Going on a Guilt Trip |
There are some activities that are perfectly legal, activities
that we are perfectly entitled to engage in but which somehow make us feel somewhat
uneasy, guilty in fact…
Blackberry picking is one of these activities. If I
happen to catch a blackberry picker in the act, especially if the blackberry
picking was obviously premeditated (as evidenced by them having a little
plastic box), I notice that their sense of shame is almost palpable. Of course
they try to brazen it out, they might even cast a little nasty look my way, but
I can tell they feel guilty.
One of the worst ones for me is the hand car wash.
I used to go to the automatic car wash secreted behind
the local garage. The gigantic colourful brushes and the jerky guillotine-like
dryer made it an utterly terrifying experience; fortunately the noise of that
hellish contraption drowned my screams, at least I hope so. I never felt guilty
though, never.
The hand car wash is another matter altogether.
I notice the woman in the car in front of me fiddling
with her hair and rubbing the back of her neck – the sort of self-comforting
body language that forensic psychologists look out for.
An overall-clad young man in wellington boots approaches.
I can already sense that he despises my laziness.
I wind the window down. “Hi, can I have ‘The Shiner’
please” I ask (I’d rather risk a black eye than a bloke called ‘Fast Eddie’
hopping in the car with me.)
He passes me a laminated card and instructs me to put it
on the dashboard.
He walks smartly to the jet wash area and beckons me
over.
I drive up to him, as close to his knees as I dare, and
turn the engine off.
He starts jet washing the front of the car.
I try to look relaxed yet distracted, pretending to text
someone.
“Excuse me.” he says “Could you wind the window up
please.”
I turn the engine on and the car leaps forward before
stalling. I wind the window up, and turn the engine off again, mouthing “Sorry”
through the windscreen.
He smiles pityingly and continues jet washing before
making a grand sweeping gesture with his arm directing me towards the dreaded
soapy spongy area.
I cautiously manoeuvre into position and two soggy young
men smile at me. I attempt a friendly smile in return but suspect that I look
as though I’ve just stepped on a slug in my bare feet.

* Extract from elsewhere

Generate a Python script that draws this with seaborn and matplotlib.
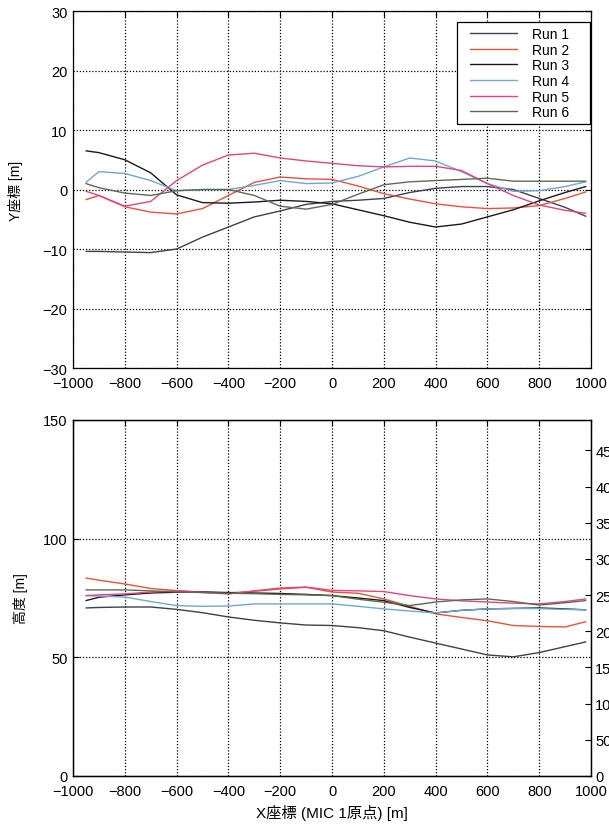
import numpy as np
import pandas as pd
import matplotlib
matplotlib.use("Agg")
import matplotlib.pyplot as plt
from matplotlib.legend_handler import HandlerLine2D
import seaborn as sns

# Sample positions along the X axis [m]
x_pos = [-950, -900, -800, -700, -600, -500, -400, -300, -200, -100, 0,
         100, 200, 300, 400, 500, 600, 700, 800, 900, 980]

runs = ["Run 1", "Run 2", "Run 3", "Run 4", "Run 5", "Run 6"]
colors = ["#3c4150", "#e5543a", "#1a1a1a", "#72a6d2", "#e0457c", "#5d6a52"]

# Lateral position Y [m]
y_run1 = [-10.4, -10.4, -10.5, -10.6, -10.0, -8.0, -6.3, -4.6, -3.6, -2.5, -2.0,
          -1.8, -1.5, -0.5, 0.2, 0.5, 0.5, 0.0, -1.5, -3.0, -4.5]
y_run2 = [-1.7, -1.0, -2.9, -3.8, -4.1, -3.2, -1.0, 1.2, 2.1, 1.8, 1.7,
          0.6, -0.7, -1.6, -2.4, -2.9, -3.2, -3.1, -2.7, -1.5, -0.4]
y_run3 = [6.5, 6.2, 5.0, 2.8, -0.9, -2.2, -2.3, -2.1, -1.8, -2.0, -2.4,
          -3.4, -4.4, -5.5, -6.3, -5.8, -4.6, -3.4, -1.9, -0.5, 0.5]
y_run4 = [1.2, 3.0, 2.7, 1.5, -0.2, 0.0, 0.0, 0.7, 1.5, 1.0, 1.1,
          2.2, 3.8, 5.3, 4.8, 3.0, 1.0, -0.3, -0.2, 0.5, 1.3]
y_run5 = [-0.3, -1.0, -2.8, -2.0, 1.5, 4.1, 5.8, 6.1, 5.3, 4.8, 4.4,
          4.0, 3.8, 3.9, 3.9, 3.2, 1.0, -1.0, -2.6, -3.5, -4.0]
y_run6 = [1.0, 0.3, -0.6, -1.0, -0.2, 0.0, 0.0, -1.0, -2.8, -3.3, -2.5,
          -0.8, 0.8, 1.3, 1.5, 1.7, 1.9, 1.4, 1.4, 1.4, 1.4]

# Altitude [m]
h_run1 = [70.8, 71.0, 71.2, 71.2, 70.2, 68.8, 67.0, 65.6, 64.5, 63.6, 63.4,
          62.5, 61.2, 58.5, 56.0, 53.5, 51.0, 50.2, 52.0, 54.5, 56.5]
h_run2 = [83.4, 82.5, 80.9, 79.0, 78.1, 77.5, 77.1, 77.8, 78.8, 79.5, 77.5,
          77.0, 74.6, 71.5, 68.3, 66.8, 65.4, 63.4, 63.0, 62.8, 65.0]
h_run3 = [73.9, 75.3, 76.3, 77.1, 77.4, 77.5, 77.3, 77.1, 76.9, 76.5, 76.0,
          75.0, 73.9, 71.0, 68.7, 69.8, 70.4, 70.6, 70.8, 70.4, 70.0]
h_run4 = [76.0, 75.8, 75.4, 73.5, 71.8, 71.5, 71.6, 72.5, 72.5, 72.5, 72.5,
          71.5, 70.4, 69.5, 68.7, 69.8, 70.4, 70.6, 70.5, 70.2, 70.0]
h_run5 = [76.0, 76.3, 76.7, 77.5, 78.0, 77.3, 76.7, 78.0, 79.2, 79.6, 78.2,
          78.0, 77.7, 76.0, 74.6, 73.8, 73.3, 72.8, 72.5, 73.5, 74.6]
h_run6 = [78.4, 78.4, 78.4, 78.0, 77.5, 77.3, 77.0, 76.8, 76.5, 76.3, 76.0,
          74.5, 73.2, 71.8, 73.3, 74.2, 74.6, 73.5, 72.0, 73.0, 73.9]

x_ticks = [-1000, -800, -600, -400, -200, 0, 200, 400, 600, 800, 1000]
y_ticks = [-30, -20, -10, 0, 10, 20, 30]
h_ticks = [0, 50, 100, 150]
ft_ticks = [0, 50, 100, 150, 200, 250, 300, 350, 400, 450]

y_series = [y_run1, y_run2, y_run3, y_run4, y_run5, y_run6]
h_series = [h_run1, h_run2, h_run3, h_run4, h_run5, h_run6]

df = pd.concat(
    [pd.DataFrame({"x": x_pos, "y": ys, "h": hs, "run": r})
     for r, ys, hs in zip(runs, y_series, h_series)],
    ignore_index=True,
)

sns.set_style("white")
plt.rcParams["font.family"] = ["Liberation Sans", "Noto Sans CJK JP", "DejaVu Sans"]
plt.rcParams["font.size"] = 10
plt.rcParams["text.color"] = "black"
plt.rcParams["axes.labelcolor"] = "black"
plt.rcParams["xtick.color"] = "black"
plt.rcParams["ytick.color"] = "black"
palette = dict(zip(runs, colors))

fig = plt.figure(figsize=(6.09, 8.28), dpi=100)
ax1 = fig.add_axes([0.1199, 0.5543, 0.8506, 0.4312])
ax2 = fig.add_axes([0.1199, 0.0616, 0.8506, 0.4300])

grid_kw = dict(color="black", linestyle=(0, (1, 1.5)), linewidth=0.9)


def style(ax):
    ax.set_xlim(-1000, 1000)
    ax.set_xticks(x_ticks)
    ax.grid(True, **grid_kw)
    ax.tick_params(direction="in", length=4, top=True, right=True,
                   labelsize=10.5, colors="black", pad=4)
    ax.tick_params(axis="x", pad=6)
    for s in ax.spines.values():
        s.set_color("black")
        s.set_linewidth(0.9)
    ax.set_axisbelow(True)


class InsetLine(HandlerLine2D):
    """Legend line sample that leaves some blank space on its left."""

    def get_xdata(self, legend, xdescent, ydescent, width, height, fontsize):
        xd, xm = super().get_xdata(legend, xdescent, ydescent, width, height, fontsize)
        start = -xdescent + 0.16 * width
        return np.array([start, -xdescent + width]), xm


# Top: lateral deviation
sns.lineplot(data=df, x="x", y="y", hue="run", palette=palette,
             linewidth=1.0, ax=ax1, sort=False, estimator=None)
style(ax1)
ax1.set_ylim(-30, 30)
ax1.set_yticks(y_ticks)
ax1.set_xlabel("")
ax1.set_ylabel("Y座標 [m]", fontsize=10, labelpad=14)
handles, labels = ax1.get_legend_handles_labels()
leg = ax1.legend(handles, [lab + "    " for lab in labels],
                 loc="upper right", bbox_to_anchor=(0.998, 1 - 11 / 357),
                 frameon=True, fancybox=False, edgecolor="black", fontsize=10,
                 handlelength=4.0, labelspacing=0.12, borderpad=0.35,
                 borderaxespad=0.0, handletextpad=1.1,
                 handler_map={h: InsetLine() for h in handles})
leg.get_frame().set_linewidth(0.9)
leg.get_frame().set_facecolor("white")
leg.get_frame().set_alpha(1.0)

# Bottom: altitude, with a feet scale on the right
sns.lineplot(data=df, x="x", y="h", hue="run", palette=palette,
             linewidth=1.0, ax=ax2, sort=False, estimator=None, legend=False)
style(ax2)
ax2.set_ylim(0, 150)
ax2.set_yticks(h_ticks)
ax2.tick_params(right=False)
ax2.set_ylabel("高度 [m]", fontsize=10, labelpad=11)
ax2.set_xlabel("X座標 (MIC 1原点) [m]", fontsize=11, labelpad=4)

ax2r = ax2.twinx()
ax2r.set_ylim(0, 150 / 0.3048)
ax2r.set_yticks(ft_ticks)
ax2r.tick_params(direction="in", length=4, labelsize=10.5, colors="black", pad=3)
ax2r.grid(False)
for s in ax2r.spines.values():
    s.set_color("black")
    s.set_linewidth(0.9)

fig.savefig("out.png", dpi=100)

Then they start soaping the car. Their chapped and
swollen fingers wielding frayed cold sponges. I feel sorry for them and guilty
for my part in perpetuating this miserable trade.
It comes as a relief when the windscreen is washed and I
can sit remorsefully inside foamy isolation.

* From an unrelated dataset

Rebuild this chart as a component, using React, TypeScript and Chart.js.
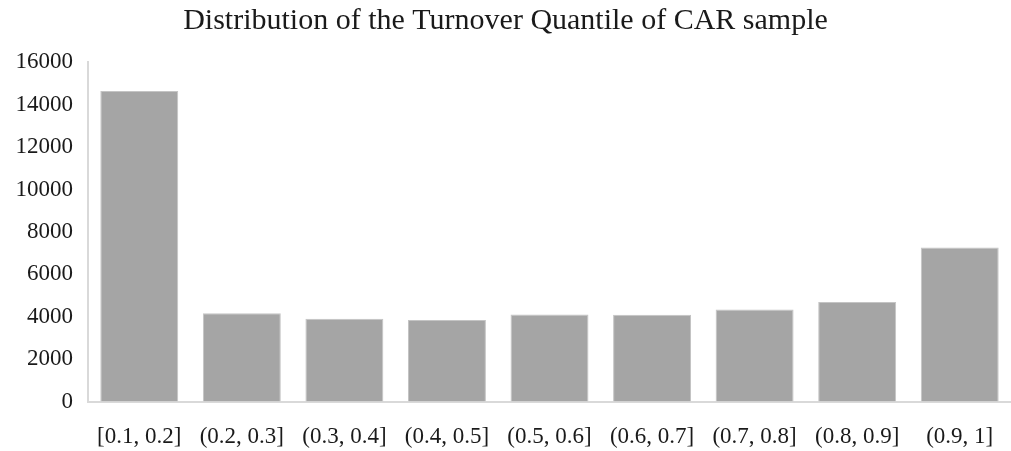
import React, { useEffect, useRef } from "react";
import { Chart, registerables } from "chart.js";

Chart.register(...registerables);

const TITLE = "Distribution of the Turnover Quantile of CAR sample";
const CATEGORIES = [
  "[0.1, 0.2]",
  "(0.2, 0.3]",
  "(0.3, 0.4]",
  "(0.4, 0.5]",
  "(0.5, 0.6]",
  "(0.6, 0.7]",
  "(0.7, 0.8]",
  "(0.8, 0.9]",
  "(0.9, 1]",
];
const COUNTS = [14650, 4160, 3900, 3840, 4110, 4090, 4345, 4700, 7270];
const Y_MAX = 16000;
const Y_STEP = 2000;

export default function App() {
  const ref = useRef<HTMLCanvasElement | null>(null);

  useEffect(() => {
    document.body.style.margin = "0";
    const canvas = ref.current;
    if (!canvas) return;
    const font = "'Liberation Serif', 'Times New Roman', serif";
    const chart = new Chart(canvas, {
      type: "bar",
      data: {
        labels: CATEGORIES,
        datasets: [
          {
            data: COUNTS,
            backgroundColor: "#a5a5a5",
            borderColor: "#c4c4c4",
            borderWidth: 1,
            categoryPercentage: 0.8,
            barPercentage: 0.95,
          },
        ],
      },
      options: {
        animation: false,
        responsive: false,
        maintainAspectRatio: false,
        layout: { padding: { left: 0, right: 0, top: 0, bottom: 0 } },
        plugins: {
          legend: { display: false },
          tooltip: { enabled: false },
          title: {
            display: true,
            text: TITLE,
            color: "#1a1a1a",
            font: { family: font, size: 30, weight: "normal" },
            padding: { top: 3, bottom: 23.4 },
          },
        },
        scales: {
          x: {
            grid: { display: false, drawTicks: false },
            border: { display: true, color: "#d9d9d9", width: 2 },
            ticks: {
              color: "#1a1a1a",
              font: { family: font, size: 23 },
              padding: 21.7,
              maxRotation: 0,
              autoSkip: false,
            },
            afterFit: (s: any) => {
              s.height = 49.5;
              s.paddingLeft = 0;
              s.paddingRight = 0;
            },
          },
          y: {
            min: 0,
            max: Y_MAX,
            grid: { display: false, drawTicks: false },
            border: { display: true, color: "#d9d9d9", width: 2 },
            ticks: {
              stepSize: Y_STEP,
              color: "#1a1a1a",
              font: { family: font, size: 23 },
              padding: 15,
              callback: (v: any) => String(v),
            },
            afterFit: (s: any) => {
              s.width = 88;
            },
          },
        },
      },
    });
    return () => chart.destroy();
  }, []);

  return (
    <div style={{ width: 1011, height: 451 }}>
      <canvas ref={ref} width={1011} height={451} style={{ display: "block" }} />
    </div>
  );
}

Then a little square of clarity is made and one of the spongy
men peers in at me reproachfully before directing me onwards.
More jet washing then drying.
Four bedraggled men, now five… squeak squeak squeak. I
try to ignore them and take an inordinate interest in the advertising boards
for garden fencing and mower repairs.
Then the door unexpectedly opens and I shriek.
“I’m just drying your sills” says the bedraggled youth
reassuringly.
“Yes, ok” I say (I’ll just sit here like an overstuffed
princess while you bend down before me and dry my sills.)
Finally it’s time to pay and leave.
“I’ll just get your change” he says. “No I don’t want the
change, thank you”
“I’ll just get you an air freshener then” he says “No I
don’t want an air freshener, thank you.”
Why doesn’t he just go and leave me alone? I can’t bear
this any longer.
“Yes?” I ask.
“Could you just pass me the card from the dashboard
please?”
I pass him the little laminated card with overly profuse
apologies.
I think I might go and seek out some blackberry pickers... just to make myself feel better.
Sooo true. I was feeling embarrassed just reading it!